Stove Top Stuffing

How the side dish became the star…

People have been stuffing things since the beginning of time. Or, like, early, anyway. Because stuffing something (vegetables, meats) helps it to retain moisture. It also helps the dish to go a little further. Stuffing was so popular it became a side dish in its own right. Even if there was nothing to stuff. But that is the story of real stuffing. Stove Top Stuffing is a science project from start to finish. And an awfully successful one.

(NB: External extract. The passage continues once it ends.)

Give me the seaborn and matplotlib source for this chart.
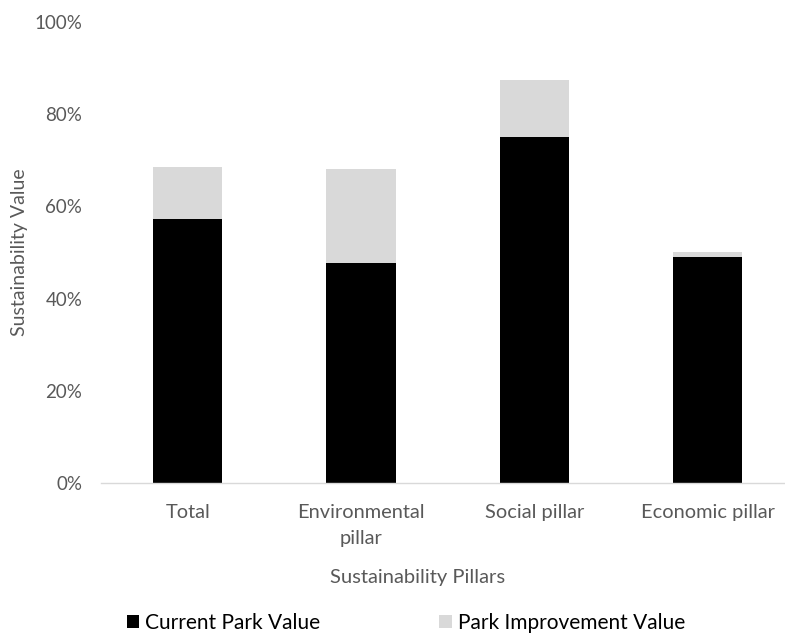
import matplotlib
matplotlib.use("Agg")
import matplotlib.pyplot as plt
import seaborn as sns
import pandas as pd
from matplotlib.patches import Patch
from matplotlib.ticker import PercentFormatter

categories = ["Total", "Environmental\npillar", "Social pillar", "Economic pillar"]
current_value = [57.2, 47.7, 75.0, 49.1]
improvement_value = [11.3, 20.4, 12.4, 0.9]

sns.set_theme(style="white")
plt.rcParams["font.family"] = ["Lato", "DejaVu Sans"]

df = pd.DataFrame({
    "pillar": categories,
    "current": current_value,
    "total": [c + i for c, i in zip(current_value, improvement_value)],
})

fig = plt.figure(figsize=(7.85, 6.33), dpi=100)
ax = fig.add_axes([101 / 785, 1 - 483 / 633, 693.5 / 785, (483 - 22) / 633])

sns.barplot(data=df, x="pillar", y="total", color="#d9d9d9", width=0.40,
            saturation=1, ax=ax, edgecolor="none")
sns.barplot(data=df, x="pillar", y="current", color="#000000", width=0.40,
            saturation=1, ax=ax, edgecolor="none")

ax.set_ylim(0, 100)
ax.set_xlim(-0.5, 3.5)
ax.set_yticks([0, 20, 40, 60, 80, 100])
ax.yaxis.set_major_formatter(PercentFormatter(decimals=0))
for s in ["top", "right", "left"]:
    ax.spines[s].set_visible(False)
ax.spines["bottom"].set_color("#d9d9d9")
ax.spines["bottom"].set_linewidth(1.0)
ax.spines["bottom"].set_clip_on(False)

text_color = "#595959"
ax.tick_params(axis="y", length=0, pad=13.5, labelsize=13.5, labelcolor=text_color)
ax.tick_params(axis="x", length=0, pad=15, labelsize=14.4, labelcolor=text_color)
for lbl in ax.get_xticklabels():
    lbl.set_linespacing(1.62)

ax.set_xlabel("")
ax.set_ylabel("")
fig.text(418 / 785, 1 - 577 / 633, "Sustainability Pillars", ha="center", va="center",
         fontsize=14.5, color=text_color)
fig.text(20 / 785, 1 - 252 / 633, "Sustainability Value", ha="center", va="center",
         rotation=90, fontsize=14, color=text_color)

handles = [Patch(facecolor="#000000", edgecolor="none"),
           Patch(facecolor="#d9d9d9", edgecolor="none")]
fig.legend(handles, ["Current Park Value", "Park Improvement Value"],
           loc="center", bbox_to_anchor=(406 / 785, 1 - 623 / 633), ncol=2,
           frameon=False, fontsize=15, handlelength=0.6, handleheight=0.6,
           handletextpad=0.3, columnspacing=5.7, labelcolor="#000000",
           borderpad=0, borderaxespad=0)

fig.savefig("out.png", dpi=100)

In 1970 or thereabouts, the marketing department at General Foods said, “We need an instant stuffing product.” Domestic Scientist Ruth Siems rose to the challenge. And it WAS a challenge. The secret behind Stovetop is the particular size of the bread cubes and the time it sits and absorbs the added water. But Ruth figured it out. And the product was an “instant” success. I know! I’m the worst!

Remember how it was the marketing department who wanted this novel product in the first place? Well, it wasn’t to go with turkey. It was really engineered to replace potatoes in a weekday chicken dinner. (What focus group requested that? Tater haters!) Early ads showed families rejecting mashed potatoes in favor of Stovetop. But for me, Stovetop ads reached their peak when they showed two kids inviting each other over for dinner so that they could eat Stovetop TWICE IN ONE DAY. I never did that even once, but I dreamt of it.

Folks still buy 61 million boxes of Stovetop every year for Thanksgiving. There are a bunch of flavors to choose from. And yes, I watched Dave Chapelle tell his Stovetop joke before writing this article.

Manwich

An illustration of a can of Manwich sauce sitting in a peaceful meadow.

Another kind of loose meat sandwich…

In the late 1920’s loose meat sandwiches came on the scene. First in Montana, and shorty thereafter, Iowa. As you might suspect from the name, these were hamburger buns piled with ground beef crumbles. You might have ordered a “Maid-rite” or a “Nu-Way” or a “Tavern Sandwich” but you were always asking for the same thing: a loose meat sandwich.

Loose meat sandies were, and are, so good because there is way more surface area of the beef to brown. And season. Condiments can mix right through the pile of beef instead of just sitting up on top. And then there is the challenge of keeping your pile of crumbles on your bun as you bite it. We just love challenging foods.

The next evolution, the “Sloppy Joe” began popping up in the 1940’s. Remember how we talked about loose meat sandwiches being awesome because the condiments could mix in with the meat? Well, some folks took it even further, binding the loose crumbles with a thick tomato-based sauce. Amazing.

And then in 1969, Hunt’s introduced “Manwich,” a sandwich made of men. No! I’m kidding you! It was really a can of tomato sauce to mix with your waiting skillet of beef for a fast-and-easy at-home Sloppy Joe. This seems like a manufactured want, but it caught on, and we are still eating Manwiches 51 years later.